FDX Approach to financial data sharing
We started with the taxonomy. We created a definition of the different roles and the actors within the system and the interactions that happen. Data recipients are entities that receive data; they don’t have to be FinTechs. Similarly, data providers don’t have to be financial institutions. Data access platforms make it easy for data providers to communicate with several data recipients and vice versa.
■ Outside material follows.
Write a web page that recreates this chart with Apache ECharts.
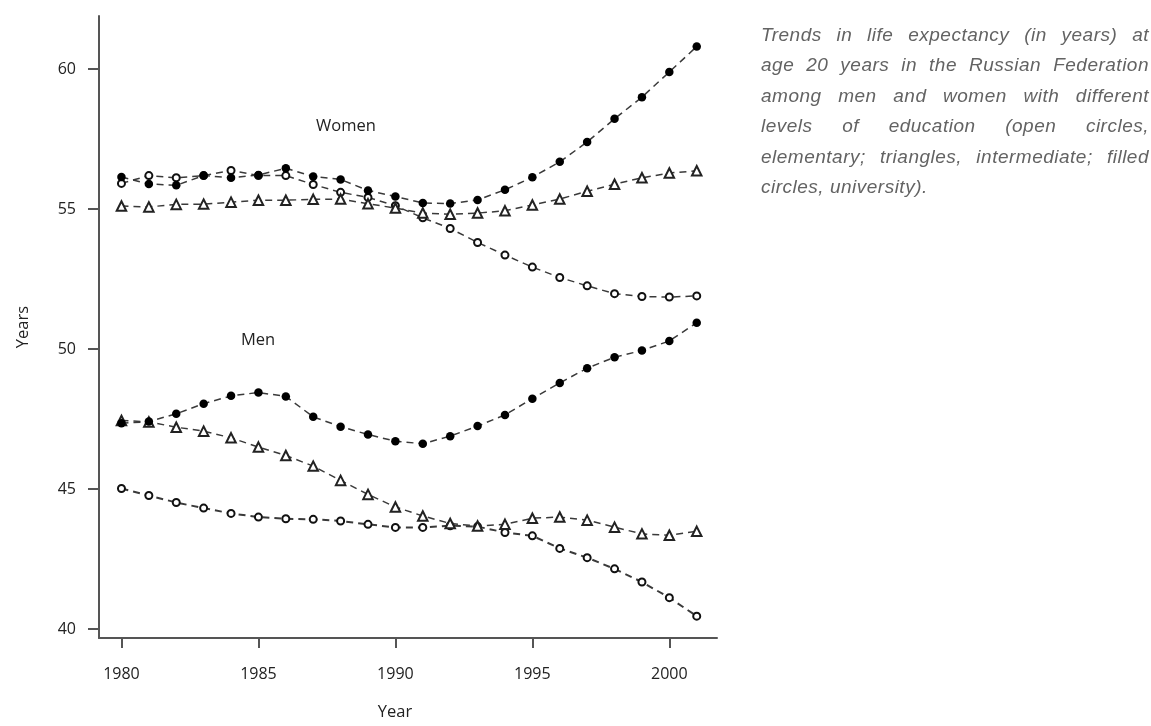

At the heart of it is the end user that permissions the data from the provider to the recipient.
We then invested time in establishing five core principles based on which the standards are created – Control, Access, Transparency, Traceability, and Security; CATTS for short.
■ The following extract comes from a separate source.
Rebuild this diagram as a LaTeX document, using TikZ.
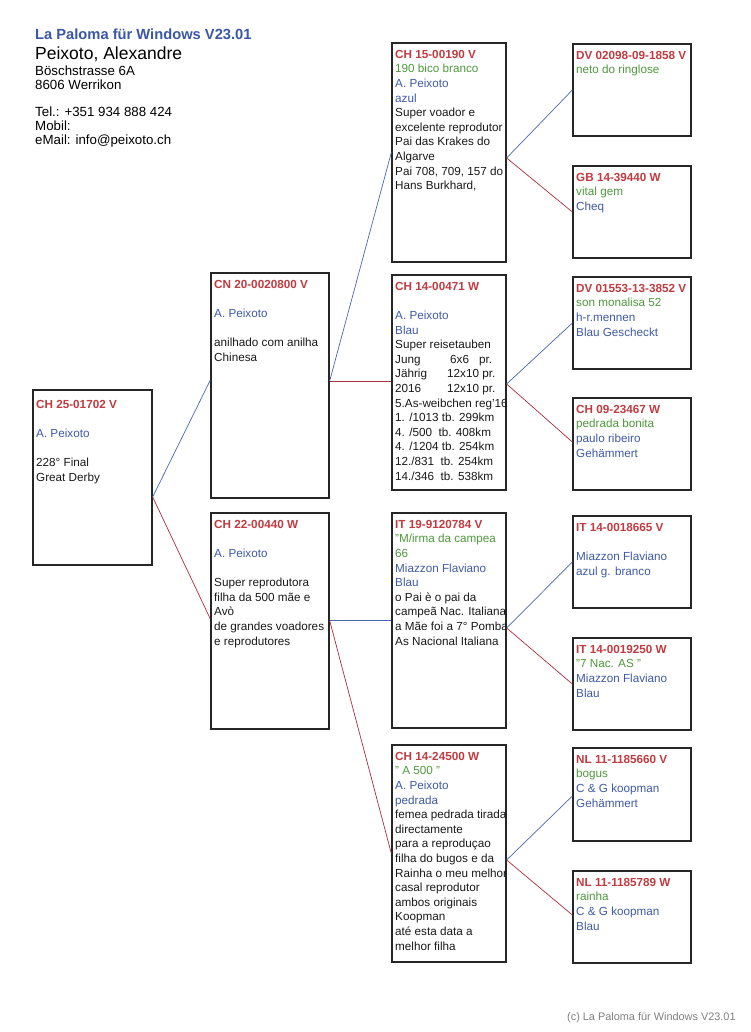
\documentclass[tikz,border=0pt]{standalone}
\usepackage{fontspec}
\setmainfont{Liberation Sans}
\definecolor{pr}{HTML}{C23B40}
\definecolor{pg}{HTML}{4E9A3C}
\definecolor{pb}{HTML}{3F5AA6}
\definecolor{ptitle}{HTML}{3B57A8}
\definecolor{lblue}{HTML}{4A68B0}
\definecolor{lred}{HTML}{A8303E}
\newcommand\rno[1]{{\bfseries\color{pr}#1}}
\newcommand\gtx[1]{{\color{pg}#1}}
\newcommand\btx[1]{{\color{pb}#1}}
\tikzset{
 pbox/.style={draw=black!85, line width=1.3pt, rectangle, inner sep=0pt},
 ptext/.style={anchor=north west, align=left, inner sep=0pt, font=\fontsize{11.7}{14.6}\selectfont, text=black!90},
 hdr/.style={anchor=base west, inner sep=0pt},
 sire/.style={draw=lblue, line width=0.7pt},
 dam/.style={draw=lred, line width=0.7pt},
}
\begin{document}
\begin{tikzpicture}[x=1pt,y=-1pt]
\useasboundingbox (0,0) rectangle (750,1032);
\fill[white] (0,0) rectangle (750,1032);

% header
\node[hdr, font=\fontsize{14.7}{16}\selectfont\bfseries, text=ptitle] (title) at (35,40) {La Paloma für Windows V23.01};
\node[hdr, font=\fontsize{17.5}{19}\selectfont] (name) at (35,59.5) {Peixoto, Alexandre};
\node[hdr, font=\fontsize{13.3}{14}\selectfont] (street) at (35,76) {Böschstrasse 6A};
\node[hdr, font=\fontsize{13.3}{14}\selectfont] (city) at (35,89.5) {8606 Werrikon};
\node[hdr, font=\fontsize{13.3}{14}\selectfont] (tel) at (35,117) {Tel.: +351 934 888 424};
\node[hdr, font=\fontsize{13.3}{14}\selectfont] (mob) at (35,131) {Mobil:};
\node[hdr, font=\fontsize{13.3}{14}\selectfont] (mail) at (35,145) {eMail: info@peixoto.ch};

% boxes
\node[pbox, minimum width=119pt, minimum height=175pt] (R) at (92.5,477.5) {};
\node[pbox, minimum width=118pt, minimum height=225pt] (A) at (270,385.5) {};
\node[pbox, minimum width=118pt, minimum height=216pt] (B) at (270,621) {};
\node[pbox, minimum width=114pt, minimum height=219pt] (C1) at (449,152.5) {};
\node[pbox, minimum width=114pt, minimum height=215pt] (C2) at (449,382.5) {};
\node[pbox, minimum width=114pt, minimum height=215pt] (C3) at (449,620.5) {};
\node[pbox, minimum width=114pt, minimum height=217pt] (C4) at (449,853.5) {};
\node[pbox, minimum width=118pt, minimum height=92pt] (D1) at (632,90) {};
\node[pbox, minimum width=118pt, minimum height=92pt] (D2) at (632,212) {};
\node[pbox, minimum width=118pt, minimum height=92pt] (D3) at (632,323) {};
\node[pbox, minimum width=118pt, minimum height=92pt] (D4) at (632,444) {};
\node[pbox, minimum width=118pt, minimum height=92pt] (D5) at (632,562) {};
\node[pbox, minimum width=118pt, minimum height=92pt] (D6) at (632,684) {};
\node[pbox, minimum width=118pt, minimum height=93pt] (D7) at (632,794.5) {};
\node[pbox, minimum width=118pt, minimum height=92pt] (D8) at (632,917) {};

% texts
\node[ptext] (Rt) at (36,400) {\rno{CH 25-01702 V}\\ \mbox{}\\ \btx{A. Peixoto}\\ \mbox{}\\ 228° Final\\ Great Derby};
\node[ptext] (At) at (214,280) {\rno{CN 20-0020800 V}\\ \mbox{}\\ \btx{A. Peixoto}\\ \mbox{}\\ anilhado com anilha\\ Chinesa};
\node[ptext] (Bt) at (214,520) {\rno{CH 22-00440 W}\\ \mbox{}\\ \btx{A. Peixoto}\\ \mbox{}\\ Super reprodutora\\ filha da 500 mãe e\\ Avò\\ de grandes voadores\\ e reprodutores};
\node[ptext] (C1t) at (395,50) {\rno{CH 15-00190 V}\\ \gtx{190 bico branco}\\ \btx{A. Peixoto}\\ \btx{azul}\\ Super voador e\\ excelente reprodutor\\ Pai das Krakes do\\ Algarve\\ Pai 708, 709, 157 do\\ Hans Burkhard,};
\node[ptext] (C2t) at (395,282) {\rno{CH 14-00471 W}\\ \mbox{}\\ \btx{A. Peixoto}\\ \btx{Blau}\\ Super reisetauben\\ \makebox[55pt][l]{Jung}6x6\hspace{10pt}pr.\\ \makebox[52pt][l]{Jährig}12x10 pr.\\ \makebox[52pt][l]{2016}12x10 pr.\\ 5.As-weibchen reg'16\\ 1. /1013 tb. 299km\\ 4. /500\ \ tb. 408km\\ 4. /1204 tb. 254km\\ 12./831\ \ tb. 254km\\ 14./346\ \ tb. 538km};
\begin{scope}
\clip (C3.north west) rectangle (C3.south east);
\node[ptext] (C3t) at (395,520) {\rno{IT 19-9120784 V}\\ \gtx{"M/irma da campea}\\ \gtx{66}\\ \btx{Miazzon Flaviano}\\ \btx{Blau}\\ o Pai è o pai da\\ campeã Nac. Italiana\\ a Mãe foi a 7° Pomba\\ As Nacional Italiana};
\end{scope}
\begin{scope}
\clip (C4.north west) rectangle (C4.south east);
\node[ptext] (C4t) at (395,752) {\rno{CH 14-24500 W}\\ \gtx{" A 500 "}\\ \btx{A. Peixoto}\\ \btx{pedrada}\\ femea pedrada tirada\\ directamente\\ para a reproduçao\\ filha do bugos e da\\ Rainha o meu melhor\\ casal reprodutor\\ ambos originais\\ Koopman\\ até esta data a\\ melhor filha};
\end{scope}
\node[ptext] (D1t) at (576,51) {\rno{DV 02098-09-1858 V}\\ \gtx{neto do ringlose}};
\node[ptext] (D2t) at (576,173) {\rno{GB 14-39440 W}\\ \gtx{vital gem}\\ \btx{Cheq}};
\node[ptext] (D3t) at (576,284) {\rno{DV 01553-13-3852 V}\\ \gtx{son monalisa 52}\\ \btx{h-r.mennen}\\ \btx{Blau Gescheckt}};
\node[ptext] (D4t) at (576,405) {\rno{CH 09-23467 W}\\ \gtx{pedrada bonita}\\ \btx{paulo ribeiro}\\ \btx{Gehämmert}};
\node[ptext] (D5t) at (576,523) {\rno{IT 14-0018665 V}\\ \mbox{}\\ \btx{Miazzon Flaviano}\\ \btx{azul g. branco}};
\node[ptext] (D6t) at (576,645) {\rno{IT 14-0019250 W}\\ \gtx{"7 Nac. AS "}\\ \btx{Miazzon Flaviano}\\ \btx{Blau}};
\node[ptext] (D7t) at (576,755) {\rno{NL 11-1185660 V}\\ \gtx{bogus}\\ \btx{C \& G koopman}\\ \btx{Gehämmert}};
\node[ptext] (D8t) at (576,878) {\rno{NL 11-1185789 W}\\ \gtx{rainha}\\ \btx{C \& G koopman}\\ \btx{Blau}};

% connectors
\draw[sire] ([yshift=-19.5pt]R.east) -- ([yshift=5.5pt]A.west);
\draw[dam]  ([yshift=-19.5pt]R.east) -- ([yshift=2pt]B.west);
\draw[sire] ([yshift=4.5pt]A.east) -- (C1.west);
\draw[dam]  ([yshift=4.5pt]A.east) -- ([yshift=1.5pt]C2.west);
\draw[sire] ([yshift=0.5pt]B.east) -- (C3.west);
\draw[dam]  ([yshift=0.5pt]B.east) -- (C4.west);
\draw[sire] ([yshift=-5.5pt]C1.east) -- (D1.west);
\draw[dam]  ([yshift=-5.5pt]C1.east) -- (D2.west);
\draw[sire] ([yshift=-1.5pt]C2.east) -- (D3.west);
\draw[dam]  ([yshift=-1.5pt]C2.east) -- ([yshift=2pt]D4.west);
\draw[sire] ([yshift=-7.5pt]C3.east) -- (D5.west);
\draw[dam]  ([yshift=-7.5pt]C3.east) -- (D6.west);
\draw[sire] ([yshift=-6.5pt]C4.east) -- ([yshift=-1.5pt]D7.west);
\draw[dam]  ([yshift=-6.5pt]C4.east) -- ([yshift=2pt]D8.west);

% footer
\node[hdr, font=\fontsize{10.9}{12}\selectfont, text=black!50] (foot) at (567,1020) {(c) La Paloma für Windows V23.01};
\end{tikzpicture}
\end{document}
Control implies the end user should be able to permission their financial data in the financial app of their choice; they are in control.
Access means the user should have access to the financial data and also be able to determine which entities can access data on their behalf.
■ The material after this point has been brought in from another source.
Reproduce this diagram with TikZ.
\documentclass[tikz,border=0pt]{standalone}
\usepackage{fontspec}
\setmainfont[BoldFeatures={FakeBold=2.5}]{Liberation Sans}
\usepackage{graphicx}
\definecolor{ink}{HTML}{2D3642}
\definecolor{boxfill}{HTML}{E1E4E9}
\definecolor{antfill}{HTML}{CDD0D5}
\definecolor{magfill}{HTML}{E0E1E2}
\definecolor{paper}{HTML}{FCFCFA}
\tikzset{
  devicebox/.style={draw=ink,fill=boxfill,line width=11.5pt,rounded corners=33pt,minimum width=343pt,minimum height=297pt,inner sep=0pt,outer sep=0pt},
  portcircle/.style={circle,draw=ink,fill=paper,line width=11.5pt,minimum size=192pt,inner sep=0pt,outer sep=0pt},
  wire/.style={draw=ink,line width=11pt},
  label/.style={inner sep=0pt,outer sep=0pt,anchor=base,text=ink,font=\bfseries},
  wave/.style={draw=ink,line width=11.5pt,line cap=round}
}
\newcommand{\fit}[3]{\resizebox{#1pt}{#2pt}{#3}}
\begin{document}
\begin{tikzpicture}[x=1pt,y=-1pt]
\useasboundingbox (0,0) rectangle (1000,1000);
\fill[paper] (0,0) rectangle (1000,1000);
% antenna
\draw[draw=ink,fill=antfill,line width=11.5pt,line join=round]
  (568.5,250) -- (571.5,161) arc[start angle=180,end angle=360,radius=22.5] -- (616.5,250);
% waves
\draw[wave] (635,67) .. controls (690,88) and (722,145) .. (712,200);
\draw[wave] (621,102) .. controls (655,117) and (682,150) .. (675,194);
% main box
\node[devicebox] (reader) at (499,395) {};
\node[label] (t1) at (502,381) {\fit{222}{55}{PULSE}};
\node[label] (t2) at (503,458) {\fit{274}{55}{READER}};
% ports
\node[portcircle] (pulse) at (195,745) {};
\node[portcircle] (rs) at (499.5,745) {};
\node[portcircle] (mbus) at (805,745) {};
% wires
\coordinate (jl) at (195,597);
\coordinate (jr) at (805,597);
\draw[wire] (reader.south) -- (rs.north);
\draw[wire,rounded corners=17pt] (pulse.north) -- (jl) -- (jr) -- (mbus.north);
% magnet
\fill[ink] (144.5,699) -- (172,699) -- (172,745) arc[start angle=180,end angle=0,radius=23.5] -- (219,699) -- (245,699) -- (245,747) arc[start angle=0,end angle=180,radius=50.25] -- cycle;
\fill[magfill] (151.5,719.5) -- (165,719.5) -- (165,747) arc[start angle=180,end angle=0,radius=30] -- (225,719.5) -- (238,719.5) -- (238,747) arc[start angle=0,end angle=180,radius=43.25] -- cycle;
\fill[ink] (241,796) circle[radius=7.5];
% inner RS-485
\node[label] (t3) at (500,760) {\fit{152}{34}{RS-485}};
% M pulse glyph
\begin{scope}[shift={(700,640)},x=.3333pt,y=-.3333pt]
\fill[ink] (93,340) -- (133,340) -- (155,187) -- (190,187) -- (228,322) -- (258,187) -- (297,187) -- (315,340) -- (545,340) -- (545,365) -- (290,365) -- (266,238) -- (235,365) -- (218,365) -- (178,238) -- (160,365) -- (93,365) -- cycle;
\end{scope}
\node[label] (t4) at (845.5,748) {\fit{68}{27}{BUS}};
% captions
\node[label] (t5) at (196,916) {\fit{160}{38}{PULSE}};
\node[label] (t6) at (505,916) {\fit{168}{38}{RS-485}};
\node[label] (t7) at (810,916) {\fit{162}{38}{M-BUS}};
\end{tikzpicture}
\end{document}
They should have transparency into how, when, and for what purpose the data is being requested and that the requested data conforms to the original intent of the request; you’re not pulling in more data than you need for your business purpose.
All data transfers should be traceable, and the user should have visibility into all parties involved in the data-sharing chain.
And finally, entities should ensure the data as it transits from one entity to another is kept secure and ensure privacy is maintained.
We then proceeded to create the user experience guidelines. They describe how the user experience controls access to financial data, starting with the principle of consent grant. Consent originates at the point of need, which is the application that needs the data. It represents what data it needs and for what purpose. That consent then moves on to the data provided. The user has perfect visibility on both sides, and once they authorize, that action is called a consent grant. Once consent is granted, all the related parties are notified that some data will be shared on this account. They can manage their consent on the banking dashboards.
In terms of API and data standardization, FDX has taken a two-fold approach to standardization. So here’s the second part of the standardization, which is the certification use cases. Data profiles are defined for specific use cases such as personal finance, lending, account thinking, payments, etc. So if that’s what you want to do, then as a provider, you know that you want to implement these 200 elements or these 20 elements for this use case. And somebody can ask you for that specific use case and know that they’re going to be able to work with your implementation.
A big part of the standards development is ensuring we are tracking other standards. We reference TLS, OIDC, and OAuth2. In some cases, we’ve taken existing standards and developed our profiles, for example, IETF’s dynamic client registration protocol. We created a profile on top of that specific to our ecosystem.
On the standard side, there is also a need to inform and educate as the regulators move ahead with policymaking. We do not advocate. We don’t pick winners and losers. We leave that to the policymakers to set policy objectives, but we want to ensure the policies are informed by technology and what’s happening in the industry.
At this point, we’ve gone from 2 million consumer accounts in the spring of 2019 to 32 million consumer accounts in two and a half years. In adopting the UX guidelines, you would notice on your banking sites as well that banks are starting to show controls for the end users to manage consent and the applications that the access has been granted to. For consumer permission data sharing, an increasing number of publicly announced and many more non-public data sharing agreements are out in the market.
In summary, our lead standards have a successful track record. The secret to success is inclusivity and a thoughtful approach to standardization.